Recently, the “Religious Freedom Restoration Act” was passed in Indiana permitting professionals to deny service to potential customers under the guise of religious freedom. Citing this new law, “deeply religious” Emergency Physician, Dr. Joseph Grubauer, of Indianapolis, IN, has concluded that treating patients with chronic back pain violates his religious beliefs.
“For years, I have lived with the inner demons of my faith expressly forbidding me from evaluating patients with chronic back pain,” Dr. Grubauer explained, “This new law gives me peace of mind to finally express my deeply held religious beliefs without fear of persecution or termination.”
It is well known that chronic back pain can be the most difficult and mentally demanding of patient encounters. Pursuant to this, colleagues of Dr. Gruabauer have been skeptical about his motivation to suddenly announce his faith in such a fashion. These colleagues describe Dr. Grubauer as a lazy opportunist who typically likes to “chart pick” and only see easy patients with ankle sprains and contusions and leave the potentially difficult patients, such as those complaining of chronic pain, to others.

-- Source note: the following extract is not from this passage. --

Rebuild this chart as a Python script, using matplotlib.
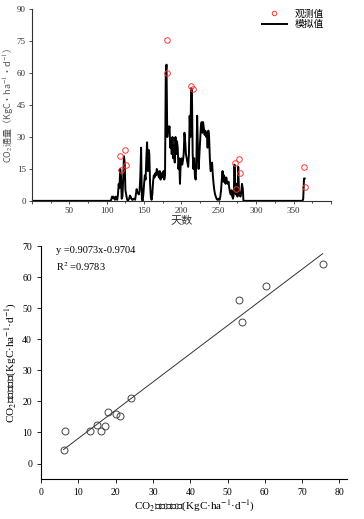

“Last shift I worked with Joey, he only saw 3 ankle sprains, one knee sprain, one finger laceration, and one uncomplicated UTI,” complained an anonymous colleague of Dr. Grubauer, “I had to see all of the drug seekers, septic patients, and basically all of those patients who require any degree of advanced medical reasoning. While I respect people’s ability to practice their religion, what he is doing is obviously gaming the system”!
When asked exactly what religion he practices, Dr. Grubauer demurred, “I have a special connection to my personal deity. Part of my doctrine is not to share the source of my beliefs with anyone else, so I can’t clarify your question, other to say that this is how I practice.”
Dr. Grubauer went on to say that upon further study of his private holy texts, there is an indication that his religious beliefs may also prohibit him from seeing patients with dizziness, evaluating patients with psychiatric issues, and working nights, evenings, and weekend shifts.